For someone like Thomas, who had always had a particular horror of death, attending the funeral of someone close to his own age came with a shameful sense of relief.
The Grim Reaper had swung his scythe, after all, and had missed Thomas, who had always felt so singularly marked for it. Surely some time would have to pass now before he tried again.
There was no real sense in it, of course. Death was tireless. It cared as little for mourning periods as it did for age, success, poetry, and all the other bulwarks humanity tried to erect against it. But it felt, at least for an afternoon sitting in an uncomfortable pew, as if the great judgment had come and gone.
The face smiling up at him from the paper pamphlet he held, a picture of muddy newsprint quality, was older and thicker, wryer and ruddier than he had last seen it alive. He and the deceased had been close friends in university, but not so close that they had tried very hard not to drift apart afterwards. Life, indifferent as death in its own way, had taken them their own ways – only when he’d heard about Gregory’s tragic and decisively fatal motor accident had he found out the man had gone against all his confident declarations of a great life to come and had settled only a few blocks from the university to become an accountant.
Only a few of the pews were filled. Old Greg, it seemed, had been a stalwart bachelor and solitary soul, and even fewer of those who braved the podium had anything of real substance to say about him.
Thomas’s guilty relief soured as they mumbled through their eulogies. It was all that horrified him about sudden death – the idea of stuttering out as just a half-finished story no one cared to make sense of. Of everything important to him being sold or thrown out, rendered silly and pathetic without his perspective to elevate it. Greg had collected stamps, it seemed.

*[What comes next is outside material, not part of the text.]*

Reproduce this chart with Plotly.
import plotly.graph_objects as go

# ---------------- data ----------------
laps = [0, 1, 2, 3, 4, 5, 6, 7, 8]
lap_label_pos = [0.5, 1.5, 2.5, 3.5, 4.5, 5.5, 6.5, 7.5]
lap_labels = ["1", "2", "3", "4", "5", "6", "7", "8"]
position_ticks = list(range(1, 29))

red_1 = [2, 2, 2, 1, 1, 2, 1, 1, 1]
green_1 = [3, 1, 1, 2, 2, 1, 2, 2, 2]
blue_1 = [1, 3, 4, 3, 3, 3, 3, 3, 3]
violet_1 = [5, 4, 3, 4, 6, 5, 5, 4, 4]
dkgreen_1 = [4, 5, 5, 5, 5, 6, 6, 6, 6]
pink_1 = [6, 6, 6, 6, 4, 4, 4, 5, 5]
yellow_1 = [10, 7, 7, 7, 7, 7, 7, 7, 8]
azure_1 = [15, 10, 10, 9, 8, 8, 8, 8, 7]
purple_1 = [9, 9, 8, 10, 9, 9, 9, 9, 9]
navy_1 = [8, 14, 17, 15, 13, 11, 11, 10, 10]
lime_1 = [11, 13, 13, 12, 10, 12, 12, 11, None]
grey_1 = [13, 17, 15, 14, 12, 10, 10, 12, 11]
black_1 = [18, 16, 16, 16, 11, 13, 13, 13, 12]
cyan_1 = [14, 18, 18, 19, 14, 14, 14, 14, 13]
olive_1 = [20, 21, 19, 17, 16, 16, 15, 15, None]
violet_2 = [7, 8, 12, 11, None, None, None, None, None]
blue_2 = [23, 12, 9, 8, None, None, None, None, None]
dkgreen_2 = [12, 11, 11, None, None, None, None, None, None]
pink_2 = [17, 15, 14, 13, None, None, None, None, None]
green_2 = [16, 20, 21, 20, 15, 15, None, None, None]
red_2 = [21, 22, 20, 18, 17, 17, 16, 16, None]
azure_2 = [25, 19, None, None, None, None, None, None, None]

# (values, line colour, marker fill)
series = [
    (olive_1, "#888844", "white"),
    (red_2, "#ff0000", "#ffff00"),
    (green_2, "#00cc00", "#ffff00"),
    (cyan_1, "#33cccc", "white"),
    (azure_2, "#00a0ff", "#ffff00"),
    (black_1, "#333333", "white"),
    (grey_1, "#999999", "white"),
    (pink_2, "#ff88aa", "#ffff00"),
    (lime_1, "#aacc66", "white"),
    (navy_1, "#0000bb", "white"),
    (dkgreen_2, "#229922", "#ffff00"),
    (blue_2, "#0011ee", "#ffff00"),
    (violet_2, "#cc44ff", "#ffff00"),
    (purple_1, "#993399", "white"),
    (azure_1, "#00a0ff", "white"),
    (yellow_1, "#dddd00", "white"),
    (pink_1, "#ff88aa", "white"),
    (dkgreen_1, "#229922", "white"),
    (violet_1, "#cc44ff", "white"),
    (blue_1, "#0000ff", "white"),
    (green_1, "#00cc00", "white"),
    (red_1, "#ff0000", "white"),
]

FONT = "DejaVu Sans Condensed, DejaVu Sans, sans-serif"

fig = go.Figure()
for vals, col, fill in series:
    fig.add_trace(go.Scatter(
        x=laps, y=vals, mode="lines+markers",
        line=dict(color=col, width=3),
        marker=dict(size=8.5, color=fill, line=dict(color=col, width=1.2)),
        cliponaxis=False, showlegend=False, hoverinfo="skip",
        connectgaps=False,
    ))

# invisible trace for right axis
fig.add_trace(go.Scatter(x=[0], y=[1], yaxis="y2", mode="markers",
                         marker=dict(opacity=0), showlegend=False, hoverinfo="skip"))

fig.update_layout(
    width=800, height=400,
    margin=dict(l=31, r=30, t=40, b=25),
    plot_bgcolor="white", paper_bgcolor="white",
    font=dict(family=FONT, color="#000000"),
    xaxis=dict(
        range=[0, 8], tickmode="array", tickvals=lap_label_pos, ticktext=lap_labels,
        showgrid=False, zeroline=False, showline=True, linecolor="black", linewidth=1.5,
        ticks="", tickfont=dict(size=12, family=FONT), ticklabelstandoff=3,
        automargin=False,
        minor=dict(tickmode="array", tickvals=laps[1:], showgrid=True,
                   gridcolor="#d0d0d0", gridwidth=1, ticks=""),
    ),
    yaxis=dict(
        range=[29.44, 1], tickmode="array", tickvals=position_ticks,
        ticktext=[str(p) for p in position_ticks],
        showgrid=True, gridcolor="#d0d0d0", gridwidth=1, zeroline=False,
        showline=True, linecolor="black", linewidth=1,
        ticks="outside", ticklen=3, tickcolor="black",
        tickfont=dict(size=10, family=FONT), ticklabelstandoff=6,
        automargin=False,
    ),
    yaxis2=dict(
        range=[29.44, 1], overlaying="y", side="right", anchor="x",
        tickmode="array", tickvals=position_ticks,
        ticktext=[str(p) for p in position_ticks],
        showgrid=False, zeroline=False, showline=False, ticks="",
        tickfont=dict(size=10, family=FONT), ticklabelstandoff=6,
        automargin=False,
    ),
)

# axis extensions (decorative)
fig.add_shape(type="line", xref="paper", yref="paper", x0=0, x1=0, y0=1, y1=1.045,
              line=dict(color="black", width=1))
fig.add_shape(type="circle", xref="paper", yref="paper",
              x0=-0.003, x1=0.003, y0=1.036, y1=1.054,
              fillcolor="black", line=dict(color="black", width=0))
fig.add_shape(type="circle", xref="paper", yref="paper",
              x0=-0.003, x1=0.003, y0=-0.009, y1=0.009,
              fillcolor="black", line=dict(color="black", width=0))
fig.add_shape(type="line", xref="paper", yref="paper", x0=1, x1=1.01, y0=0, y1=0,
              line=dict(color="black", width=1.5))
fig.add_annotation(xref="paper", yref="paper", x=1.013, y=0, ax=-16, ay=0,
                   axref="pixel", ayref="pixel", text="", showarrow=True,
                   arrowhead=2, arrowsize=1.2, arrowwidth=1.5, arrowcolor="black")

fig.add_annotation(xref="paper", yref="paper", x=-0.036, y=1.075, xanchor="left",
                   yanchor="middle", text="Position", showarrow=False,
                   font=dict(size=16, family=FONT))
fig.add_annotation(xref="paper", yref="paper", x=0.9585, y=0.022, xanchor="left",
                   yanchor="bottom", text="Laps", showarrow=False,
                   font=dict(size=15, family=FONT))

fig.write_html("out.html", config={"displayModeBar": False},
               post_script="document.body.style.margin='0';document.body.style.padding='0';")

He left in his new sour mood as soon as propriety would allow. Even if he’d had the sentimental right to stand by the graveside, he had no desire to watch the most important part of Greg, rendered nothing but hazardous waste by a simple brake failure on a winding road, disposed of while everyone stood around and tried to think of the whole thing as holy.
He flinched at every revving engine and wail of a horn on his way home. It could happen to anyone. It could happen to him at any time. His apartment was no protection, not really, not from cancers or aneurysms or slips in the bathtub, but it shut out at least some of the most violent and immediate threats. He locked and bolted the door behind him, and noticed only then the crinkle of paper he had been heedlessly treading on.
He frowned down at the envelope someone must have slid under his door. Most of his mail went to the little box downstairs, labelled 2B to distinguish it from the honeycomb of others, so this must have been something delivered by hand instead of sent through the post. He stooped to pick it up, and his fingers turned cold and nerveless an inch before they could touch it.
There was only a name scrawled on the back of it. His name, but not a way he ever spelled it. There was only one person in the world who, in reference to an old film that Thomas’s mind fumbled and failed now to put a name to, had ever called him ‘Tommie’.
One old friend in university. Only ever Greg. Though he stood with his back to a locked and bolted door, a dozen comfortable blocks away from where the man whose handwriting marked the envelope was being buried, death suddenly seemed very close indeed.